At Safeway, I come out of the store after buying my highly anticipated trail treats, ready to refresh myself and refuel the machine for more riding. Up rolls Fabian Brook from the far north country of the Yukon, the same fellow who played the ukulele last night, along with a couple of other bicyclists from our Standish-Hickey hiker/biker party camp. We relax together, share good times of the trip, and eat our freshly acquired food. We also stash some of it in our panniers for tonight’s camp, which will be at Van Damme State Park if all goes as planned. Leaving Safeway, I follow Fabian up the first hill out of town, and then he out-paces my trike and is gone. He is a powerful rider.

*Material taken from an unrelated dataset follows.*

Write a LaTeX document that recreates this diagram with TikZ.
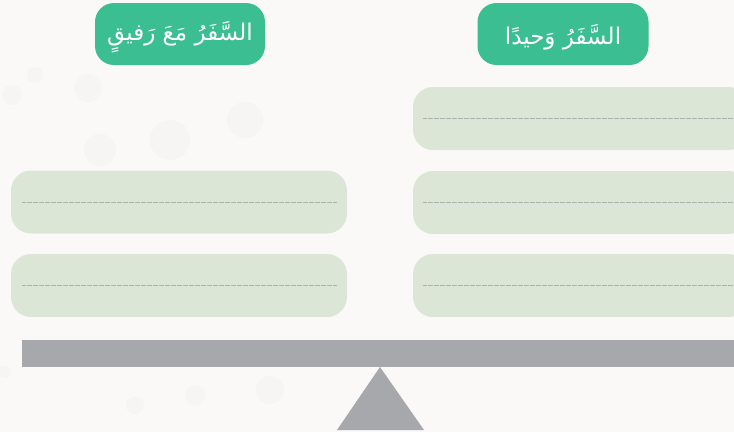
\documentclass[tikz,border=0pt]{standalone}
\usepackage{fontspec}
\newfontfamily\arabicfont[Script=Arabic]{DejaVu Sans}
\TeXXeTstate=1
\definecolor{bgc}{HTML}{FAF9F8}
\definecolor{bgdot}{HTML}{F6F5F3}
\definecolor{titlegreen}{HTML}{3BBE91}
\definecolor{boxgreen}{HTML}{DCE6D6}
\definecolor{dotgray}{HTML}{AEB0AC}
\definecolor{beamgray}{HTML}{A7A8AB}
\tikzset{
  titlebox/.style={fill=titlegreen, rounded corners=19pt, minimum width=170pt, minimum height=62pt, inner sep=0pt, text=white, font=\arabicfont\fontsize{23}{27}\selectfont},
  answerbox/.style={fill=boxgreen, rounded corners=20pt, minimum height=63pt, inner sep=0pt},
  dotline/.style={draw=dotgray, line width=0.6pt, dash pattern=on 0.7pt off 0.5pt},
  beam/.style={fill=beamgray, inner sep=0pt, minimum height=27pt},
  bgcircle/.style={fill=bgdot}
}
\begin{document}
\begin{tikzpicture}[x=1pt,y=-1pt]
\useasboundingbox (0,0) rectangle (734,432);
\fill[bgc] (0,0) rectangle (734,432);
% faint background circles
\fill[bgcircle] (12,95) circle (10);
\fill[bgcircle] (88,88) circle (14);
\fill[bgcircle] (100,150) circle (16);
\fill[bgcircle] (170,140) circle (20);
\fill[bgcircle] (245,120) circle (18);
\fill[bgcircle] (35,75) circle (8);
\fill[bgcircle] (5,372) circle (6);
\fill[bgcircle] (195,395) circle (10);
\fill[bgcircle] (270,390) circle (14);
\fill[bgcircle] (135,405) circle (9);
% titles
\node[titlebox] (t1) at (180,34) {};
\node[titlebox, minimum width=171pt] (t2) at (563,34) {};
\node[text=white, font=\arabicfont\fontsize{23}{27}\selectfont, inner sep=0pt] (t1text) at ([yshift=-3pt]t1.center) {\beginR السَّفَرُ مَعَ رَفيقٍ\endR};
\node[text=white, font=\arabicfont\fontsize{23}{27}\selectfont, inner sep=0pt] (t2text) at ([yshift=-3pt]t2.center) {\beginR السَّفَرُ وَحيدًا\endR};
% right boxes
\node[answerbox, minimum width=335pt] (r1) at (580.5,118.5) {};
\node[answerbox, minimum width=335pt] (r2) at (580.5,202.5) {};
\node[answerbox, minimum width=335pt] (r3) at (580.5,285.5) {};
% left boxes
\node[answerbox, minimum width=336pt] (l1) at (179,202) {};
\node[answerbox, minimum width=336pt] (l2) at (179,285.5) {};
% dotted lines
\foreach \b in {r1,r2,r3} {
  \draw[dotline] ([xshift=10pt]\b.west) -- ([xshift=-10pt]\b.east);
}
\foreach \b in {l1,l2} {
  \draw[dotline] ([xshift=11pt]\b.west) -- ([xshift=-10pt]\b.east);
}
% seesaw
\node[beam, minimum width=730pt] (beam) at (387,353.5) {};
\coordinate (apex) at (380,367);
\fill[beamgray] (337,430) -- (apex) -- (424,430) -- cycle;
\end{tikzpicture}
\end{document}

David, my partner for the first five days of this journey, is also a very powerful rider. I was duly impressed with his ability not only to usually keep pace with me, but sometimes pull ahead when I took my time ascending a steep hill now and then. David had trained well for this trek prior to his departure from southern California to Oregon, taking fully loaded training rides to accustom himself to the demands of overland triking, which, as you might guess, are many. Lots of trike pilots dream of becoming trike gypsies, but most find out soon enough that the gulf between dreaming and doing is indeed incredibly wide. The mind may want it, but the body cannot handle the challenges of the road. I have witnessed this time and again. If you plan on joining the ranks of overland trike nomads, plan on at least one full year of all-out physical conditioning ahead of time. That means frequent and fully loaded day rides of 50 miles, along with mini treks of 2-3 days to get used to the camping end of things. There is nothing easy about overland triking, on that you can depend!

This road soon flattens out with wide shoulders again, and I make good time south to Van Damme, arriving there well before sunset. This state park lies in a tight river valley that exits to the ocean. It is fully in the tsunami zone, meaning that if a tsunami occurs while I am camping in here, things will get really exciting, and really wet, really fast in the middle of the night. Ahh, all part of the adventure of triking along the Pacific Coast Bike Route on Highway 1.

When I roll silently into the Van Damme hiker/biker camp area, very small indeed, with bumps and potholes all over the ground, my Canadian friends Vic Krueger (on the left with blue cap) and Bert Lensink (on the right with red cap) are sitting at the table. They wave to me, and we are all happy to once again keep company. Good overnight road companions are an important asset to help keep one’s head together if things are going roughly. But today is smooth sailing, and all is fun. A little later, Fabian rides in (must haves stopped somewhere for a bit because he was ahead of me leaving Fort Bragg). Later still, female cyclist Bronwyn Wood rejoins this rag-tag group of pedal pushers. She was with us at Standish-Hickey State Park, one of the Wild Seventeen. Bronwyn lives in Pittsburgh, Pennsylvania, but was born in Santa Barbara, California. Her family left Santa Barbara when she was an infant, so she is eager to cycle through there now as a young adult. I take a picture of her as she returns to the camp after her shower, blue towel on her head. She wonders why, so I tell her that I want to capture the true spirit of the gypsy life.

We all talk a while after dinner, and then, as usual, hit the sack shortly after sundown because we know that tomorrow brings another early rise and return to the asphalt. This happens every evening, and we all become precision machines without thinking. It’s kind of like the popular old movie called Groundhog Day, where the guy wakes up to the same day everyday, except that each day for us is new and exciting – only the start and end routines are identical.